I'm not sure what to say. I haven't written about this in weeks and now I have a proposal due tomorrow at noon.
I just finished reading the chapter on "Ecofeminism and Eating Animals" in "Neither Man Nor Beast" by Carol J. Adams, in which she asserts her reasons why ecofeminist theory should more explicitly address the problem of animal suffering and propose vegetarianism/veganism as a crucial component of ecofeminism in practice.

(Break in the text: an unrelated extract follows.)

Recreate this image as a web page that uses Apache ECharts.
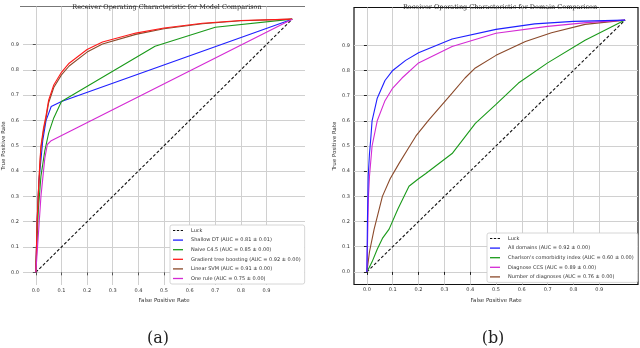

I face the problem of exploring a field that is widely unexplored. Though academic and popular discussion of these issues is becoming more prevalent, the target of these discussions is, more often than not, the issue of "food" as a whole or "environmentalism" rather than "animals". The few authors that do focus explicitly on animals dominate this budding discourse. There are so many questions and problems that have not yet been addressed in regards to human relationships with other animals.
I am also encountering some difficulty addressing the issue of why I want to approach animal rights (or animal liberation? -- still haven't decided) through feminism or through correlating the two. While I see that in a lot of ways, animal rights is feminist theory extended to other species of animals, I don't see the reciprocal relationship between the two. Feminism does not inherently recognize this extension. I know plenty of feminists that are generally unconcerned with animal suffering. I do think that's problematic--but I think it's problematic for reasons that are outside of the scope of feminism. Or maybe my understanding of feminism is too narrow. Or my perception of the feminism others is too narrow?
Though, even if I don't think feminism must necessarily recognize animal rights, I do think that feminist discourses are important groundwork for animal rights discourses. And surely many feminists will recognize the many important intersections of these two areas of concern and come to the conclusion that animals, like women, are exploited in such a way so as to be consumed by men (and women as well, in the case of animals) and this exploitation is performed in such a way that bodily autonomy, particularily reproductive, is subjugated to the power of the consumer. This exploitation of the body is perpetuated by the social and cultural production of values that attributes more moral weight to the consuming body (man or human) and less to the exploited body (woman or non-human).
And it's moments like this that I recognize what a ridiculous theoretical mess I'm in. And in these moments I truly appreciate the fact that I am graduating in less than a month and a half.